The Taliban have systematically destabilized Logar and Wardak, which (outside the towns) are now largely under their control. The nearby Musayi district of Kabul province is also under increasing Taliban influence, and hundreds of Taliban propaganda DVDs have been distributed there in Qala-i Niyazi, a strategic town a few miles from Kabul. To the east, the Taliban and the Hezb-e Islami have a built a strong presence in Kapisa province. They also have considerable strength in the north of the Sarobi district of Paktika province to the south, along the border with Pakistan.

The Taliban capitalize on the growing discontent of Afghans through a relatively sophisticated propaganda apparatus, employing radio, video, and night letters to devastating effect. Videos made in as-Sahab, the Taliban's media center in Quetta, Pakistan, are readily available. Among the most popular are videos showing the seizure of NATO material in Khyber Agency in 2008, and the August 2008 ambush of a French military contingent in Kapisa province in eastern Afghanistan.
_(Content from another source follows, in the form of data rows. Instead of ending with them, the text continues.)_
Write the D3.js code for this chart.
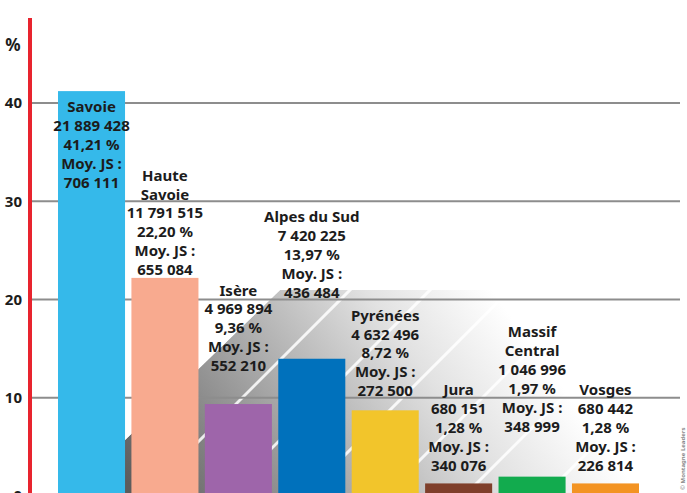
<!DOCTYPE html>
<html><head><meta charset="utf-8">
<script src="https://cdn.jsdelivr.net/npm/d3@7"></script>
<style>
html,body{margin:0;padding:0;background:#fff;}
svg{display:block;overflow:hidden;}
text{font-family:"Noto Sans","DejaVu Sans",sans-serif;font-weight:700;fill:#1c1c1c;}
</style></head>
<body>
<svg id="chart" width="687" height="493"></svg>
<script>
// ---- data ----
const categories = ["Savoie","Haute Savoie","Isère","Alpes du Sud","Pyrénées","Jura","Massif Central","Vosges"];
const nameLines = [["Savoie"],["Haute","Savoie"],["Isère"],["Alpes du Sud"],["Pyrénées"],["Jura"],["Massif","Central"],["Vosges"]];
const skierDays = ["21 889 428","11 791 515","4 969 894","7 420 225","4 632 496","680 151","1 046 996","680 442"];
const shares = [41.21, 22.20, 9.36, 13.97, 8.72, 1.28, 1.97, 1.28];
const averages = ["706 111","655 084","552 210","436 484","272 500","340 076","348 999","226 814"];
const yTicks = [0, 10, 20, 30, 40];
const barColors = ["#35b9ea","#f8aa8f","#9e65aa","#0071bc","#f2c52b","#7f3f2b","#12ab4e","#f39322"];
// label anchor (first line), in % units of the y axis
const labelAnchors = [39.6, 32.65, 20.95, 28.4, 18.4, 10.8, 16.7, 10.8];

// ---- layout ----
const svg = d3.select("#chart");
const x = d3.scaleBand().domain(categories).range([58, 639]).paddingInner(0.087).paddingOuter(0);
const y = d3.scaleLinear().domain([0, 40]).range([496, 103]);
const gridX0 = 32, gridX1 = 680;
const fmt = v => d3.format(".2f")(v).replace(".", ",") + " %";

// background decorative shadow
const defs = svg.append("defs");
const grad = defs.append("linearGradient").attr("id","bgGrad")
  .attr("gradientUnits","userSpaceOnUse")
  .attr("x1",140).attr("y1",500).attr("x2",470).attr("y2",260);
grad.append("stop").attr("offset",0).attr("stop-color","#5c5c5c");
grad.append("stop").attr("offset",0.4).attr("stop-color","#a4a4a4");
grad.append("stop").attr("offset",0.75).attr("stop-color","#e2e2e2");
grad.append("stop").attr("offset",1).attr("stop-color","#ffffff");
const bgPts = [[125,496],[125,440],[280,290],[680,290],[680,496]];
defs.append("clipPath").attr("id","bgClip").append("polygon").attr("points", bgPts.map(p=>p.join(",")).join(" "));
const bg = svg.append("g").attr("clip-path","url(#bgClip)");
bg.append("polygon").attr("points", bgPts.map(p=>p.join(",")).join(" ")).attr("fill","url(#bgGrad)");
const stripes = d3.range(-6, 10);
bg.selectAll("line.stripe").data(stripes).join("line")
  .attr("class","stripe")
  .attr("x1", d => 60 + d*80).attr("y1", 500)
  .attr("x2", d => 60 + d*80 + 240).attr("y2", 500-240)
  .attr("stroke","#ffffff").attr("stroke-width",3).attr("stroke-opacity",0.85);

// gridlines
svg.append("g").selectAll("line").data(yTicks.filter(d=>d>0)).join("line")
  .attr("x1", gridX0).attr("x2", gridX1)
  .attr("y1", d => y(d)).attr("y2", d => y(d))
  .attr("stroke","#8d8d8d").attr("stroke-width",2);

// y axis tick labels
svg.append("g").selectAll("text").data(yTicks).join("text")
  .attr("x", 22).attr("y", d => y(d)).attr("dy","0.36em")
  .attr("text-anchor","end").attr("font-size",15).text(d => d);
svg.append("text").attr("x",13).attr("y",45).attr("dy","0.36em")
  .attr("text-anchor","middle").attr("font-size",17).text("%");

// red axis line
svg.append("line").attr("x1",30).attr("x2",30).attr("y1",18).attr("y2",496)
  .attr("stroke","#e8242e").attr("stroke-width",4);

// bars
svg.append("g").selectAll("rect").data(categories).join("rect")
  .attr("x", d => x(d)).attr("width", x.bandwidth())
  .attr("y", (d,i) => y(shares[i])).attr("height", (d,i) => y(0) - y(shares[i]))
  .attr("fill", (d,i) => barColors[i]);

// labels
const lineH = 18.9;
const lab = svg.append("g").selectAll("g").data(categories).join("g")
  .attr("transform", (d,i) => `translate(${x(d) + x.bandwidth()/2},${y(labelAnchors[i])})`);
lab.each(function(d,i){
  const lines = nameLines[i].concat([skierDays[i], fmt(shares[i]), "Moy. JS :", averages[i]]);
  d3.select(this).selectAll("text").data(lines).join("text")
    .attr("x",0).attr("y",(t,j)=>j*lineH).attr("dy","0.36em")
    .attr("text-anchor","middle").attr("font-size",15)
    .text(t=>t);
});

// credit
svg.append("text").attr("transform","translate(685,490) rotate(-90)")
  .attr("font-size",6).attr("font-weight",400).style("fill","#8a8a8a")
  .text("© Montagne Leaders");
</script>
</body></html>
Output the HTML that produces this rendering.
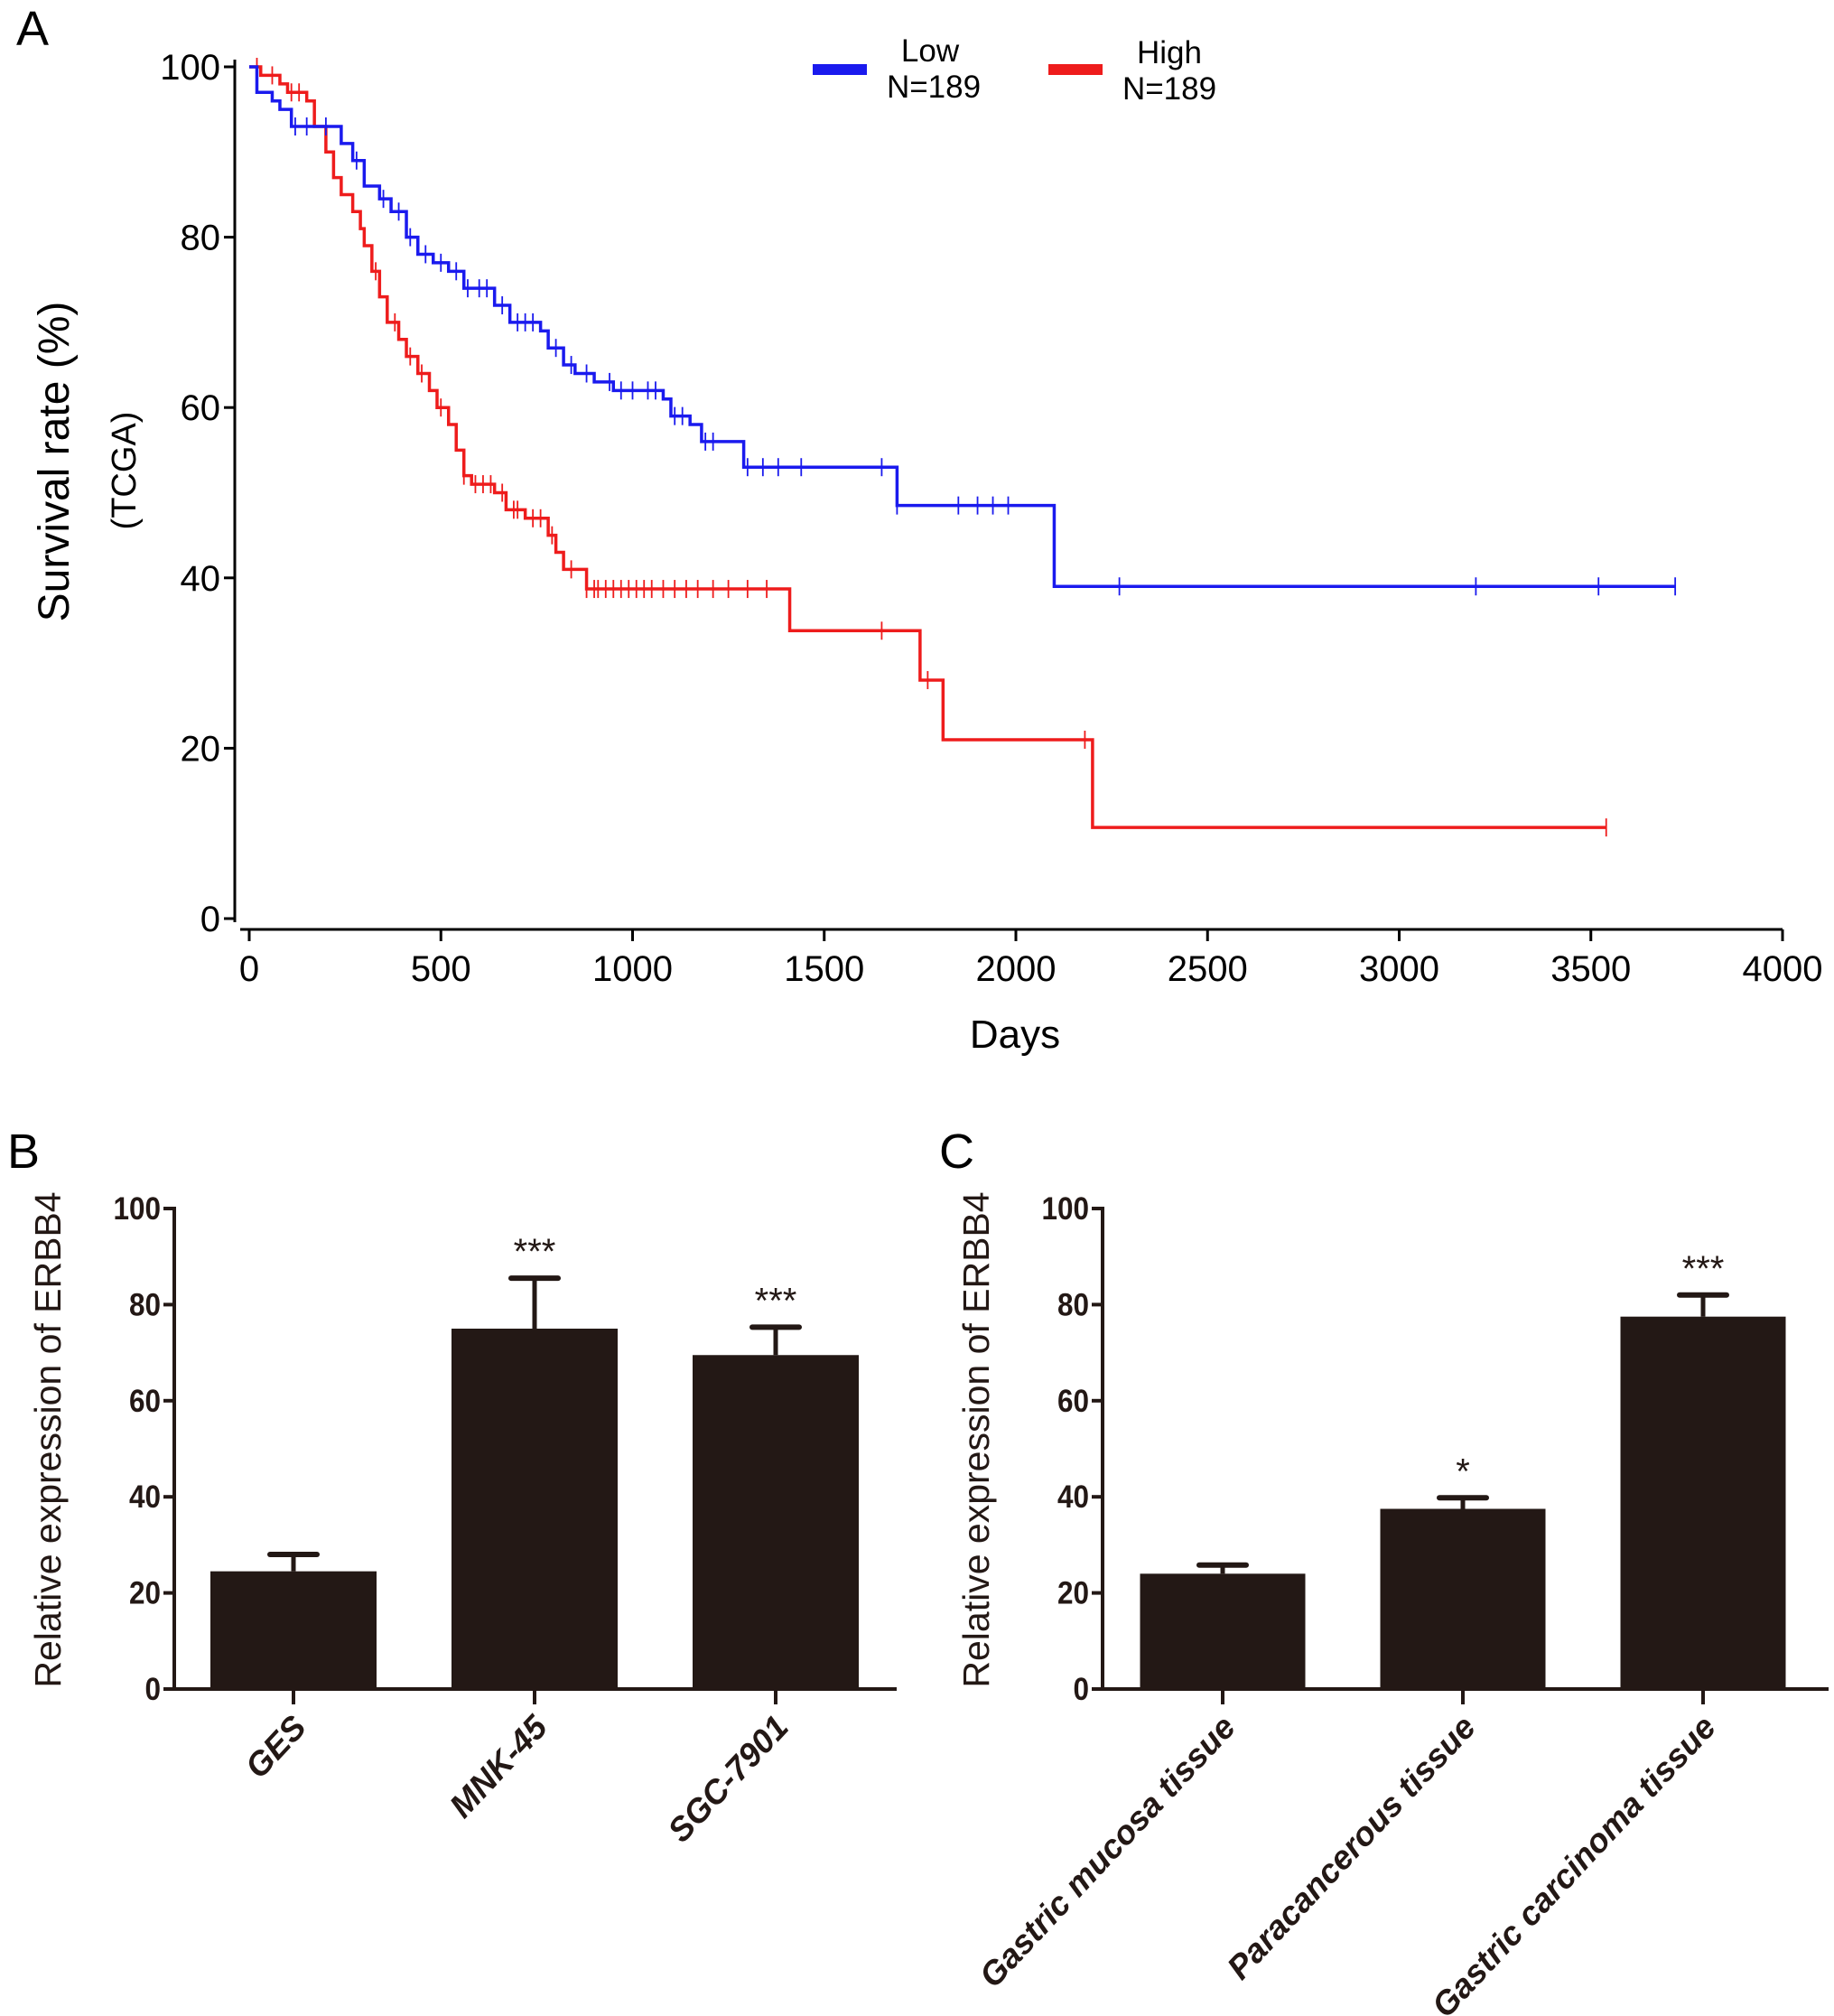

The Taliban have also used the Internet, chronicling the advance of the jihad on various websites (with obvious exaggerations). Propaganda material, most often in the form of preachers calling for jihad against the international coalition, is often distributed by cell phone.

The U.S. reinforcements now being deployed to Afghanistan will, to the greatest extent possible, secure the road south of Kabul to Pul-i Alam and Gardez, but not necessarily the surrounding territory. The road is not secure at night, and in fact, in the east and south where the Taliban are dominant, few roads are secure at all.

NATO aims to block the advance of Taliban from Pakistan or the northeastern province of Nuristan toward Kabul, but it has so far had little effect. In Kapisa province, the French military became more cautious after the August 2008 ambush, and NATO has concocted a more global strategy to protect the area and the Sarobi district of Paktika to the south, along the border with Pakistan. In Kunar province, just south of Nuristan province, the border with Pakistan remains wide open, and U.S. forces have been deployed in a series of isolated posts, making it relatively simple for insurgents to infiltrate between them.

The Taliban are the dominant political force in numerous regions of Afghanistan, including Pashtun-majority provinces in the east and the south. Their strategy is to destroy the Afghan administration, isolate the international coalition, and build a parallel administration. In these provinces, the situation of the international forces is comparable to that of the Soviet Union in the 1980s, in that it is largely isolated at its posts, and operating with neither the support nor the acceptance of the Afghan population. The insurgents control the countryside and have a strong presence even inside important cities like Kandahar and Ghazni.

Outside the major cities, Afghan and coalition administration are nonexistent, and as is all too evident, even inside Kabul, they operate at a dangerous divide from the population.